[INFORMATION PROVIDED]
####
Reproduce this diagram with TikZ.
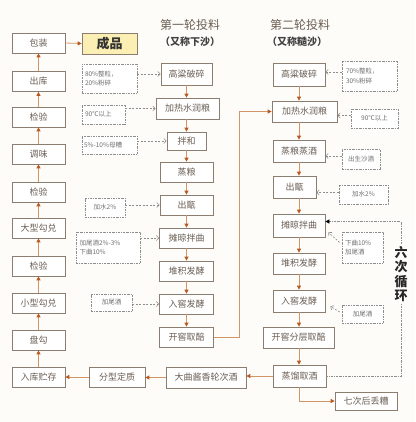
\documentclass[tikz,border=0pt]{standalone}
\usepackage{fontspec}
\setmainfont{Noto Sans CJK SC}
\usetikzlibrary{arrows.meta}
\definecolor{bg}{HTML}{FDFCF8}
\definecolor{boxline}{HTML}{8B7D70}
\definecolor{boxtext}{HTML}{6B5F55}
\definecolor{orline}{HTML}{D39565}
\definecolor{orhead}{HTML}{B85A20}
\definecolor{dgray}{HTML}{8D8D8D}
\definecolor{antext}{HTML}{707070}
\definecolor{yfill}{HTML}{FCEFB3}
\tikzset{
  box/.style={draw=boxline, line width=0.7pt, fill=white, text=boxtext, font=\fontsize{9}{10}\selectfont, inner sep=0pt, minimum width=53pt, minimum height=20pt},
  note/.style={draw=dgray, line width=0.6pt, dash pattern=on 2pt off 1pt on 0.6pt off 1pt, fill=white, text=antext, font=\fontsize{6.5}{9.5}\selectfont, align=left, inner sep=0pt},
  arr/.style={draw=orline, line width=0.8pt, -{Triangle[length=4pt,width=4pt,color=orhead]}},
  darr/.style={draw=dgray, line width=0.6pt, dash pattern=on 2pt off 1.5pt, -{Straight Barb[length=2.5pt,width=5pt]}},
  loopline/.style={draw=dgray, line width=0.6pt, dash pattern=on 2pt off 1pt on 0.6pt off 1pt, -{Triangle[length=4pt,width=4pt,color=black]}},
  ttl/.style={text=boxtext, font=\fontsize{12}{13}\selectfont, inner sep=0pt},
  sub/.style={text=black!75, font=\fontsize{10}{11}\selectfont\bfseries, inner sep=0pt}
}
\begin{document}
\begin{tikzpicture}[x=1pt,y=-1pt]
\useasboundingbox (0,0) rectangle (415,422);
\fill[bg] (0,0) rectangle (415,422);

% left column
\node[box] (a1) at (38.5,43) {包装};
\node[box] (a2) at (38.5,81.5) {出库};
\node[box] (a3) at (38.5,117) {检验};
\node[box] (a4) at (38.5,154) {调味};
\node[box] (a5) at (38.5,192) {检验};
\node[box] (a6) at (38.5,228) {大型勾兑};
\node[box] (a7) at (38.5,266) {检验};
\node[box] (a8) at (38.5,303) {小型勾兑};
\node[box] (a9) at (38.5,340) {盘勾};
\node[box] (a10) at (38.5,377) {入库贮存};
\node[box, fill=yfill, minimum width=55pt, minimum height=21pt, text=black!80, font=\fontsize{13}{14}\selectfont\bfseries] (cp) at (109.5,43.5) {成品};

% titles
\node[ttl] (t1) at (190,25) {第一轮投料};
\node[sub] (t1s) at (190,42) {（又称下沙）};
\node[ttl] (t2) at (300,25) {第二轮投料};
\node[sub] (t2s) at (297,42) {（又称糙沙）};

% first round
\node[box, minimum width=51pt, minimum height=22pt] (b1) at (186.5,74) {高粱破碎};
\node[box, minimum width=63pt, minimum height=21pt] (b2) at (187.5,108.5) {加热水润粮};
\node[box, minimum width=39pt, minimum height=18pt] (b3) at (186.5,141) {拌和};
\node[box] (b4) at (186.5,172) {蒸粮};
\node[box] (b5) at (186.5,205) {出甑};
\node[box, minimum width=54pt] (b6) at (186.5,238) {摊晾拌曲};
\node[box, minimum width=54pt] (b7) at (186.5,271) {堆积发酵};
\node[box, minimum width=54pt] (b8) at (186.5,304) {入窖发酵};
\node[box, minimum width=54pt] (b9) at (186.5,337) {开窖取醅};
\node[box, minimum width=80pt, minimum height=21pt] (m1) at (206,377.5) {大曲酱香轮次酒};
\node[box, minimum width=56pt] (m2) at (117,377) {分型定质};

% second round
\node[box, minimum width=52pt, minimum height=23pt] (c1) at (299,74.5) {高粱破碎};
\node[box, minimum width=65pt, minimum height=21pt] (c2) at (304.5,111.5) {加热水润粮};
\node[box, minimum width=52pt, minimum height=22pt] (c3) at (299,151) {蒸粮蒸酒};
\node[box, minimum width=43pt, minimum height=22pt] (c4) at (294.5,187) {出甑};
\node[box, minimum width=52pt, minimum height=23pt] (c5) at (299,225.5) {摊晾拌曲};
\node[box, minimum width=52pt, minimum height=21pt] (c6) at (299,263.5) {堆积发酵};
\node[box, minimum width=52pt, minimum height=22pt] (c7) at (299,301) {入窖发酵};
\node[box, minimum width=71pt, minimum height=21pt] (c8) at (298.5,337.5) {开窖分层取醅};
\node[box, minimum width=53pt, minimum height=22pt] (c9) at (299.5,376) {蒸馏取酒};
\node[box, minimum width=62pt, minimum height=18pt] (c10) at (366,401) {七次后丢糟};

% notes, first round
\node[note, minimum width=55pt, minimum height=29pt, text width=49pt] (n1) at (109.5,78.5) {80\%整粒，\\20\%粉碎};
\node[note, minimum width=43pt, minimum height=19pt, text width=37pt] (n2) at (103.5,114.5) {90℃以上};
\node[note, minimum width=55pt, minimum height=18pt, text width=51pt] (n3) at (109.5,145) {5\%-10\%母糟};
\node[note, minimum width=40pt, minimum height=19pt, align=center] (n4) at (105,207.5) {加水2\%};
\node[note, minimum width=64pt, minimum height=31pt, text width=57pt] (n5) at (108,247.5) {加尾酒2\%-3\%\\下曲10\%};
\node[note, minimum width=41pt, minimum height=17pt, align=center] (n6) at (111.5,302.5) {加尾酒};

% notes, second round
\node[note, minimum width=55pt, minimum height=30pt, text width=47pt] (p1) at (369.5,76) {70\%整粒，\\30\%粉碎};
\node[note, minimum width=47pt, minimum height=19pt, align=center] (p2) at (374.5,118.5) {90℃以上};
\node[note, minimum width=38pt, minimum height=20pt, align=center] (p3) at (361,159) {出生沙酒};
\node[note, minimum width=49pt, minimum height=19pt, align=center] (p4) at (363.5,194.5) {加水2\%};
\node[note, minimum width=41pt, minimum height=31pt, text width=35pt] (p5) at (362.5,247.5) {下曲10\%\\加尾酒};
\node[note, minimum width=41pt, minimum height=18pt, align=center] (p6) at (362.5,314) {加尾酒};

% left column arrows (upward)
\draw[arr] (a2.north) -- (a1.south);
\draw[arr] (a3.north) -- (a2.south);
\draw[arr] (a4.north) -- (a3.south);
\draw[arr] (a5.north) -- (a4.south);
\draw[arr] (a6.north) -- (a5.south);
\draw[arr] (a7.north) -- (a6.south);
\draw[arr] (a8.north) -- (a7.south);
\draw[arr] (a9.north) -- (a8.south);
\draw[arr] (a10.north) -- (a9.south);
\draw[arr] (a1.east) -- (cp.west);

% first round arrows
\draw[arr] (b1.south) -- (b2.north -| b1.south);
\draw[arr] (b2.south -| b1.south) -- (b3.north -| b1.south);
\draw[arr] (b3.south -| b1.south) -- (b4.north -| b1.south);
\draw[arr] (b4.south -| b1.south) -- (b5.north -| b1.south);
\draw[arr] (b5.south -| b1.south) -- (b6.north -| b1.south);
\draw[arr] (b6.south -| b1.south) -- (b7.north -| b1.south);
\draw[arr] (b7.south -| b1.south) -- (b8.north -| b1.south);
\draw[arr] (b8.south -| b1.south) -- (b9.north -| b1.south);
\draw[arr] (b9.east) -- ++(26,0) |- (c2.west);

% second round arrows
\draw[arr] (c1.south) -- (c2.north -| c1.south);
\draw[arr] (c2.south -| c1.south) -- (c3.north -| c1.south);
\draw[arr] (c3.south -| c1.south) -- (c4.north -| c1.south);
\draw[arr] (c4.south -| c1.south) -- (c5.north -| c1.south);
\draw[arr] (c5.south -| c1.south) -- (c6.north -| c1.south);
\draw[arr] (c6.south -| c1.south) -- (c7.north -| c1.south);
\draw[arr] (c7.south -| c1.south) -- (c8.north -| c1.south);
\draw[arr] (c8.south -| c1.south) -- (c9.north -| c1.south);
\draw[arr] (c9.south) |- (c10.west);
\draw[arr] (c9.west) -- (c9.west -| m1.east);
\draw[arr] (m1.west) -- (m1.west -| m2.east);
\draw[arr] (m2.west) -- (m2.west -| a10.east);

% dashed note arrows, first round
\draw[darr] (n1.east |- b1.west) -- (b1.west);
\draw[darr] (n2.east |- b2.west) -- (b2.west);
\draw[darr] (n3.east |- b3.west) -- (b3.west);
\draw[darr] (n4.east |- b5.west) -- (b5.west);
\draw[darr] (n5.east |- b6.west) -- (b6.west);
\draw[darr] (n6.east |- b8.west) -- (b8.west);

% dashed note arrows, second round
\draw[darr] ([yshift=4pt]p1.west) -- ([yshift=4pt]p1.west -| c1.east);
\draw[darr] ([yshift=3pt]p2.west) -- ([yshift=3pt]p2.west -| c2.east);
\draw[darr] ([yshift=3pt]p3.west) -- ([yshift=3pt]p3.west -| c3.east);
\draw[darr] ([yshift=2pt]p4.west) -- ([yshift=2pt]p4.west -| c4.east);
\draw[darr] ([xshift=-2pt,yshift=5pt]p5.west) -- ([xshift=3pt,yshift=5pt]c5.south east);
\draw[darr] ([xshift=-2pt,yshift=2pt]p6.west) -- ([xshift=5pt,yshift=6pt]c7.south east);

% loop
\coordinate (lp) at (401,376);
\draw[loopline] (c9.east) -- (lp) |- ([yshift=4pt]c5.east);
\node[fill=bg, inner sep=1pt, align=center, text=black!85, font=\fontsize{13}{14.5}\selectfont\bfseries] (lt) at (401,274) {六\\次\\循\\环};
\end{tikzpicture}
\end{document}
####
[WORK TO DO] Extract the lines exactly, please: the first line of the listing, the line with "(t2s) at (297,42)", and every line between them, but no pictures.

[TASK SOLUTION]
Reproduce this diagram with TikZ.
\documentclass[tikz,border=0pt]{standalone}
\usepackage{fontspec}
\setmainfont{Noto Sans CJK SC}
\usetikzlibrary{arrows.meta}
\definecolor{bg}{HTML}{FDFCF8}
\definecolor{boxline}{HTML}{8B7D70}
\definecolor{boxtext}{HTML}{6B5F55}
\definecolor{orline}{HTML}{D39565}
\definecolor{orhead}{HTML}{B85A20}
\definecolor{dgray}{HTML}{8D8D8D}
\definecolor{antext}{HTML}{707070}
\definecolor{yfill}{HTML}{FCEFB3}
\tikzset{
  box/.style={draw=boxline, line width=0.7pt, fill=white, text=boxtext, font=\fontsize{9}{10}\selectfont, inner sep=0pt, minimum width=53pt, minimum height=20pt},
  note/.style={draw=dgray, line width=0.6pt, dash pattern=on 2pt off 1pt on 0.6pt off 1pt, fill=white, text=antext, font=\fontsize{6.5}{9.5}\selectfont, align=left, inner sep=0pt},
  arr/.style={draw=orline, line width=0.8pt, -{Triangle[length=4pt,width=4pt,color=orhead]}},
  darr/.style={draw=dgray, line width=0.6pt, dash pattern=on 2pt off 1.5pt, -{Straight Barb[length=2.5pt,width=5pt]}},
  loopline/.style={draw=dgray, line width=0.6pt, dash pattern=on 2pt off 1pt on 0.6pt off 1pt, -{Triangle[length=4pt,width=4pt,color=black]}},
  ttl/.style={text=boxtext, font=\fontsize{12}{13}\selectfont, inner sep=0pt},
  sub/.style={text=black!75, font=\fontsize{10}{11}\selectfont\bfseries, inner sep=0pt}
}
\begin{document}
\begin{tikzpicture}[x=1pt,y=-1pt]
\useasboundingbox (0,0) rectangle (415,422);
\fill[bg] (0,0) rectangle (415,422);

% left column
\node[box] (a1) at (38.5,43) {包装};
\node[box] (a2) at (38.5,81.5) {出库};
\node[box] (a3) at (38.5,117) {检验};
\node[box] (a4) at (38.5,154) {调味};
\node[box] (a5) at (38.5,192) {检验};
\node[box] (a6) at (38.5,228) {大型勾兑};
\node[box] (a7) at (38.5,266) {检验};
\node[box] (a8) at (38.5,303) {小型勾兑};
\node[box] (a9) at (38.5,340) {盘勾};
\node[box] (a10) at (38.5,377) {入库贮存};
\node[box, fill=yfill, minimum width=55pt, minimum height=21pt, text=black!80, font=\fontsize{13}{14}\selectfont\bfseries] (cp) at (109.5,43.5) {成品};

% titles
\node[ttl] (t1) at (190,25) {第一轮投料};
\node[sub] (t1s) at (190,42) {（又称下沙）};
\node[ttl] (t2) at (300,25) {第二轮投料};
\node[sub] (t2s) at (297,42) {（又称糙沙）};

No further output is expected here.